Kathryn, whose blog, Plant Whatever Brings You Joy (http://plantwhateverbringsyoujoy.com/), is a perennial favorite on Blotanical, Stuart Robinson’s brilliant compendium of gardening blogs, decided early this summer to do something selfless for children—little girls in particular—who were likely to be very, very cold this winter. That’s because they’re refugees in the foothills of the Himalayas. Kathryn hit on the idea of knitting scarves for the little girls to help them keep warm this winter, but even more, to know that people far, far away loved them and cared about keeping them warm. She blogged about her dream, and other bloggers like yours truly responded. (Some volunteered—how, I’ll never know—to knit 13 scarves!!! Mercy.)
I went off in search of yarn I thought a little girl would love, and came up, thanks to my local yarn shop in nearby Kutztown, Pennsylvania, with a yarn in all the sherbet colors (hot pink, orange, lime green, yellow). I felt in my soul that a little girl would love the bright, varied colors in this scarf, and I started knitting.

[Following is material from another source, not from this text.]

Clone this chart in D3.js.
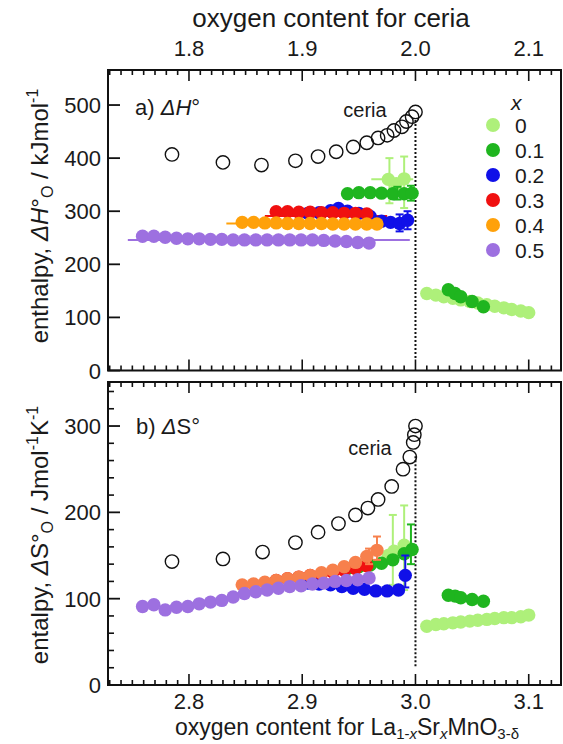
<!DOCTYPE html>
<html><head><meta charset="utf-8">
<script src="https://cdn.jsdelivr.net/npm/d3@7"></script>
<style>
body{margin:0;background:#fff}
svg{display:block}
text{font-family:"Liberation Sans",Arial,Helvetica,sans-serif;fill:#1a1a1a}
</style>
</head><body>
<svg id="chart" width="563" height="744"></svg>
<script>
// ---------------- data ----------------
const xTicksBottom = [2.8, 2.9, 3.0, 3.1];
const xTicksTop = [1.8, 1.9, 2.0, 2.1];
const yTicksH = [0, 100, 200, 300, 400, 500];
const yTicksS = [0, 100, 200, 300];
const legendLabels = ["0", "0.1", "0.2", "0.3", "0.4", "0.5"];

// ceria (x in ceria oxygen content, top axis)
const ceriaH = [[1.785,407],[1.830,392],[1.864,387],[1.894,395],[1.914,403],[1.930,412],[1.945,421],[1.957,429],[1.967,438],[1.975,443],[1.981,452],[1.988,459],[1.992,469],[1.997,478],[2.000,487]];
const ceriaS = [[1.785,143],[1.830,146],[1.865,154],[1.894,165],[1.914,177],[1.932,187],[1.947,197],[1.958,205],[1.967,215],[1.979,230],[1.989,250],[1.995,264],[1.998,281],[1.999,290],[2.000,300]];

// La1-xSrxMnO3-d, enthalpy (kJ/mol)
const h0  = [[2.976,360],[2.983,352],[2.990,361],[3.010,145],[3.018,142],[3.025,139],[3.033,136],[3.040,133],[3.048,130],[3.055,127],[3.063,124],[3.070,121],[3.078,118],[3.085,115],[3.093,112],[3.100,109]];
const h01 = [[2.940,333],[2.950,335],[2.960,335],[2.970,334],[2.980,333],[2.990,333],[2.997,334],[3.029,152],[3.035,145],[3.040,139],[3.050,130],[3.060,120]];
const h02 = [[2.905,296],[2.915,297],[2.925,301],[2.932,305],[2.940,300],[2.950,296],[2.960,290],[2.970,281],[2.978,279],[2.986,277],[2.993,283]];
const h03 = [[2.877,299],[2.887,299],[2.897,298],[2.907,298],[2.917,297],[2.927,297],[2.937,296],[2.947,296],[2.957,295]];
const h04 = [[2.847,279],[2.857,279],[2.867,278],[2.877,278],[2.887,277],[2.897,277],[2.907,277],[2.917,277],[2.927,276],[2.937,276],[2.947,276],[2.957,276],[2.966,276]];
const h05 = [[2.759,253],[2.769,253],[2.779,251],[2.789,249],[2.799,248],[2.809,248],[2.819,247],[2.829,247],[2.839,246],[2.849,246],[2.859,246],[2.869,246],[2.879,246],[2.889,246],[2.899,246],[2.909,246],[2.919,245],[2.929,244],[2.939,243],[2.949,241],[2.959,240]];

// entropy (J/mol/K)
const s0  = [[2.976,150],[2.981,155],[2.990,162],[3.010,68],[3.018,70],[3.025,71],[3.033,72],[3.040,73],[3.048,74],[3.055,75],[3.063,76],[3.070,77],[3.078,78],[3.085,78],[3.093,79],[3.100,81]];
const s01 = [[2.940,135],[2.950,137],[2.960,139],[2.970,141],[2.980,145],[2.990,152],[2.997,157],[3.029,104],[3.035,103],[3.040,101],[3.050,99],[3.060,97]];
const s02 = [[2.905,118],[2.915,117],[2.925,116],[2.935,114],[2.945,112],[2.955,111],[2.965,109],[2.975,109],[2.985,110],[2.991,127]];
const s03 = [[2.877,121],[2.887,123],[2.897,125],[2.907,127],[2.917,129],[2.927,131],[2.937,133],[2.947,135],[2.957,138]];
const s04 = [[2.847,116],[2.857,117],[2.867,119],[2.877,121],[2.887,123],[2.897,125],[2.907,127],[2.917,130],[2.927,133],[2.937,137],[2.947,142],[2.957,149],[2.966,156]];
const s05 = [[2.759,91],[2.769,93],[2.779,87],[2.789,90],[2.799,91],[2.809,94],[2.819,96],[2.829,98],[2.839,102],[2.849,106],[2.859,108],[2.869,110],[2.879,112],[2.889,114],[2.899,115],[2.909,117],[2.919,118],[2.929,120],[2.939,121],[2.949,122],[2.959,124]];

// vertical error bars [x, low, high]
const hErr0  = [[2.977,315,400],[2.990,306,403]];
const hErr01 = [[2.984,322,346],[2.996,320,348]];
const hErr02 = [[2.986,262,294],[2.993,266,300]];
const sErr0  = [[2.980,116,197],[2.990,110,208]];
const sErr01 = [[2.996,140,186]];
const sErr02 = [[2.991,113,150]];
const sErr04 = [[2.959,140,158],[2.966,145,172]];
// horizontal bars [xmin, xmax, y]
const hBar0  = [2.961, 2.998, 360];
const hBar01 = [2.939, 2.999, 333];
const hBar03 = [2.867, 2.975, 291];
const hBar04 = [2.833, 2.968, 277];
const hBar05 = [2.746, 2.995, 246];

// ---------------- styles ----------------
const colH = ["#aef07a","#1fb51f","#1010e8","#f01010","#ffa10a","#9d70e0"];
const colS = ["#aef07a","#1fb51f","#1010e8","#f01010","#f7804c","#9d70e0"];

const svg = d3.select("#chart");
const X0 = 108, X1 = 561;
const x = d3.scaleLinear().domain([2.7285, 3.1285]).range([X0, X1]);
const xc = d3.scaleLinear().domain([1.7285, 2.1285]).range([X0, X1]);
const yH = d3.scaleLinear().domain([0, 566]).range([370.5, 70]);
const yS = d3.scaleLinear().domain([0, 351]).range([685, 382]);
const R = 6.7;
const TICKFS = 22;

function frame(top, bottom) {
  svg.append("rect").attr("x", X0).attr("y", top).attr("width", X1 - X0).attr("height", bottom - top)
    .attr("fill", "none").attr("stroke", "#111").attr("stroke-width", 2);
}

function xTicks(top, bottom) {
  const minor = d3.range(273, 313).map(v => v / 100);
  minor.forEach(v => {
    const isMajor = Math.abs(v * 10 - Math.round(v * 10)) < 1e-6;
    const L = isMajor ? 11 : 5;
    const px = x(v);
    if (px < X0 + 1 || px > X1 - 1) return;
    svg.append("line").attr("x1", px).attr("x2", px).attr("y1", top).attr("y2", top + L).attr("stroke", "#111").attr("stroke-width", 1.6);
    svg.append("line").attr("x1", px).attr("x2", px).attr("y1", bottom).attr("y2", bottom - L).attr("stroke", "#111").attr("stroke-width", 1.6);
  });
}

function yTicks(y, ticks, minorStep, maxV) {
  ticks.forEach(v => {
    svg.append("line").attr("x1", X0).attr("x2", X0 + 12).attr("y1", y(v)).attr("y2", y(v)).attr("stroke", "#111").attr("stroke-width", 1.8);
    svg.append("text").attr("x", 101).attr("y", y(v) + 8).attr("text-anchor", "end").attr("font-size", TICKFS).text(v);
  });
  if (minorStep) {
    d3.range(0, maxV, minorStep).forEach(v => {
      if (v % 100 === 0) return;
      svg.append("line").attr("x1", X0).attr("x2", X0 + 6).attr("y1", y(v)).attr("y2", y(v)).attr("stroke", "#111").attr("stroke-width", 1.6);
    });
  }
}

function hbar(y, b, c) {
  svg.append("line").attr("x1", x(b[0])).attr("x2", x(b[1])).attr("y1", y(b[2])).attr("y2", y(b[2]))
    .attr("stroke", c).attr("stroke-width", 2);
}
function verr(y, arr, c) {
  arr.forEach(e => {
    const px = x(e[0]);
    svg.append("line").attr("x1", px).attr("x2", px).attr("y1", y(e[1])).attr("y2", y(e[2])).attr("stroke", c).attr("stroke-width", 2);
    [e[1], e[2]].forEach(v => svg.append("line").attr("x1", px - 4).attr("x2", px + 4).attr("y1", y(v)).attr("y2", y(v)).attr("stroke", c).attr("stroke-width", 2));
  });
}
function dots(y, arr, c) {
  svg.append("g").selectAll("circle").data(arr).join("circle")
    .attr("cx", d => x(d[0])).attr("cy", d => y(d[1])).attr("r", R).attr("fill", c);
}
function ceria(y, arr) {
  svg.append("g").selectAll("circle").data(arr).join("circle")
    .attr("cx", d => xc(d[0])).attr("cy", d => y(d[1])).attr("r", R).attr("fill", "none")
    .attr("stroke", "#111").attr("stroke-width", 1.4);
}

// ---------- panel a ----------
yTicks(yH, yTicksH, 0, 0);
svg.append("line").attr("x1", x(3.0)).attr("x2", x(3.0)).attr("y1", yH(472)).attr("y2", yH(20))
  .attr("stroke", "#111").attr("stroke-width", 2).attr("stroke-dasharray", "2,2");
ceria(yH, ceriaH);
hbar(yH, hBar05, colH[5]);
hbar(yH, hBar04, colH[4]);
hbar(yH, hBar03, colH[3]);
hbar(yH, hBar01, colH[1]);
hbar(yH, hBar0, colH[0]);
verr(yH, hErr0, colH[0]);
dots(yH, h0, colH[0]);
verr(yH, hErr01, colH[1]);
dots(yH, h01, colH[1]);
verr(yH, hErr02, colH[2]);
dots(yH, h02, colH[2]);
dots(yH, h03, colH[3]);
dots(yH, h04, colH[4]);
dots(yH, h05, colH[5]);

// ---------- panel b ----------
yTicks(yS, yTicksS, 20, 351);
svg.append("line").attr("x1", x(3.0)).attr("x2", x(3.0)).attr("y1", yS(265)).attr("y2", yS(20))
  .attr("stroke", "#111").attr("stroke-width", 2).attr("stroke-dasharray", "2,2");
ceria(yS, ceriaS);
verr(yS, sErr0, colS[0]);
dots(yS, s0, colS[0]);
verr(yS, sErr01, colS[1]);
dots(yS, s01, colS[1]);
verr(yS, sErr02, colS[2]);
dots(yS, s02, colS[2]);
dots(yS, s03, colS[3]);
verr(yS, sErr04, colS[4]);
dots(yS, s04, colS[4]);
dots(yS, s05, colS[5]);

// frames & x ticks
frame(70, 370.5);
frame(382, 685);
xTicks(70, 370.5);
xTicks(382, 685);

// top axis labels
xTicksTop.forEach(v => svg.append("text").attr("x", xc(v)).attr("y", 56).attr("text-anchor", "middle").attr("font-size", TICKFS).text(d3.format(".1f")(v)));
svg.append("text").attr("x", 331).attr("y", 27).attr("text-anchor", "middle").attr("font-size", 26).text("oxygen content for ceria");
// bottom axis labels
xTicksBottom.forEach(v => svg.append("text").attr("x", x(v)).attr("y", 709).attr("text-anchor", "middle").attr("font-size", TICKFS).text(d3.format(".1f")(v)));
const bt = svg.append("text").attr("x", 347).attr("y", 735).attr("text-anchor", "middle").attr("font-size", 23);
bt.append("tspan").text("oxygen content for La");
bt.append("tspan").attr("font-size", 15).attr("dy", 4).text("1-");
bt.append("tspan").attr("font-size", 15).attr("font-style", "italic").text("x");
bt.append("tspan").attr("dy", -4).text("Sr");
bt.append("tspan").attr("font-size", 15).attr("font-style", "italic").attr("dy", 4).text("x");
bt.append("tspan").attr("dy", -4).text("MnO");
bt.append("tspan").attr("font-size", 15).attr("dy", 4).text("3-δ");

// y titles
const t1 = svg.append("text").attr("transform", "translate(48,216) rotate(-90)").attr("text-anchor", "middle").attr("font-size", 24);
t1.append("tspan").text("enthalpy, ");
t1.append("tspan").attr("font-style", "italic").text("ΔH");
t1.append("tspan").text("°");
t1.append("tspan").attr("font-size", 16).attr("dy", 5).text("O");
t1.append("tspan").attr("dy", -5).text(" / kJmol");
t1.append("tspan").attr("font-size", 16).attr("dy", -10).text("-1");

const t2 = svg.append("text").attr("transform", "translate(48,535) rotate(-90)").attr("text-anchor", "middle").attr("font-size", 24);
t2.append("tspan").text("entalpy, ");
t2.append("tspan").attr("font-style", "italic").text("Δ");
t2.append("tspan").text("S°");
t2.append("tspan").attr("font-size", 16).attr("dy", 5).text("O");
t2.append("tspan").attr("dy", -5).text(" / Jmol");
t2.append("tspan").attr("font-size", 16).attr("dy", -10).text("-1");
t2.append("tspan").attr("dy", 10).text("K");
t2.append("tspan").attr("font-size", 16).attr("dy", -10).text("-1");

// panel labels
const pa = svg.append("text").attr("x", 135).attr("y", 115).attr("font-size", 22);
pa.append("tspan").text("a) ");
pa.append("tspan").attr("font-style", "italic").text("ΔH");
pa.append("tspan").text("°");
const pb = svg.append("text").attr("x", 136).attr("y", 434).attr("font-size", 22);
pb.append("tspan").text("b) ");
pb.append("tspan").attr("font-style", "italic").text("Δ");
pb.append("tspan").text("S°");
svg.append("text").attr("x", 365).attr("y", 117).attr("text-anchor", "middle").attr("font-size", 20).text("ceria");
svg.append("text").attr("x", 370).attr("y", 455).attr("text-anchor", "middle").attr("font-size", 20).text("ceria");

// legend
svg.append("text").attr("x", 511).attr("y", 110).attr("font-size", 21).attr("font-style", "italic").text("x");
legendLabels.forEach((l, i) => {
  const cy = 125 + i * 25;
  svg.append("circle").attr("cx", 493).attr("cy", cy).attr("r", 7).attr("fill", colH[i]);
  svg.append("text").attr("x", 515).attr("y", cy + 7.5).attr("font-size", 21).text(l);
});
</script>
</body></html>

I love knitting, because I’m so bad at it. Uh, say what?! Well, you see, I learned to knit at my grandma’s and great-aunt’s knees. They were both extremely accomplished knitters, but the same couldn’t be said of their eager and worshipful pupil. After many visits and many lessons, I finally got the basic idea by about age 8. But sadly, that was the only idea I ever got. I can knit, cast on, cast off, add or drop stitches, compensate for unintentionally adding or dropping stitches. But that’s the beginning and end of what I can do. I can’t even pearl. What this means is that I can’t make anything more complicated than rectangles and squares. I can make scarves, potholders, afghans. I can’t make socks, hats, or mittens, much less sweaters.

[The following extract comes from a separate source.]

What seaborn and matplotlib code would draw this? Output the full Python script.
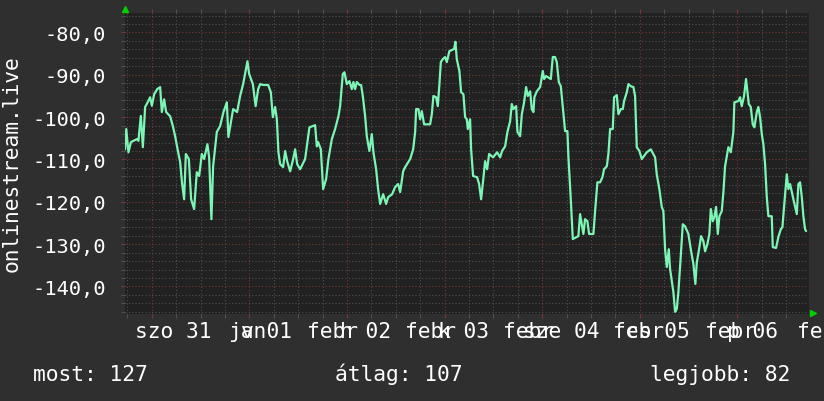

So okay, why do I love it? Being freed from expectation also frees me from pressure. I can go out and buy beautiful and fun yarn and then sit back with my needles and enjoy myself. I can sit, mindlessly knitting, and think about whatever comes to mind. I can watch a movie or nature program while my needles continue to work. I can love the feel and sheen and colors of the yarn, the smoothness of the needles, without having to give a moment’s thought to a pattern.
Last night, while watching a PBS “Nature” program on Arctic wolves, foxes, gyrfalcons, snow geese, and owls, followed by one of our favorite movies, “Galaxy Quest,” I came to the end of my second skein of yarn. This yarn has followed me everywhere, from our home, Hawk’s Haven, in the precise middle of nowhere, Pennsylvania, through our travels in Maryland, Virginia, and West Virginia. By the time it reaches Kathryn’s mailbox, it will have seen a good deal of the East Coast.

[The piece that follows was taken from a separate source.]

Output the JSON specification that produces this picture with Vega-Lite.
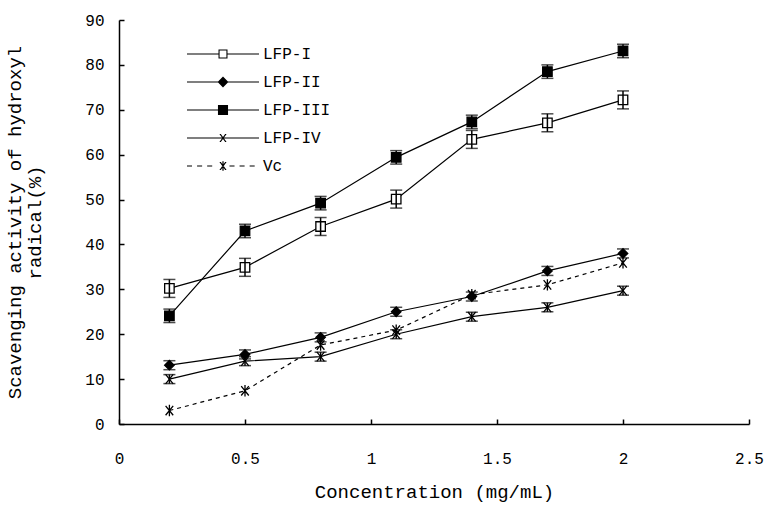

Grabbing a yardstick, I measured the scarf, which Kathryn has specified as 5 feet long and 1 foot wide. I’m still 3 inches short. But Kathryn’s November 1st deadline is looming, so I’ll add those additional 3 inches today before I leave the house, and I’ll drop the finished scarf in the mail as I run my afternoon errands.
Needless to say, I’ve followed Kathryn’s scarf saga on her blog, and I’ve been astounded to see the number of roadblocks she’s encountered while trying to do a simple good deed. (I guess that ironic saying, “No good deed goes unpunished,” is in full effect here.) But unlike many, who’d have simply given up, Kathryn has pressed on, tirelessly working to find a way to get our scarves to the people who need them. Bless you, Kathryn! I want to be able to imagine my sherbet-colored scarf delighting some tiny girl as it gets colder and colder in her village. It’s the best Christmas present I could possibly give myself.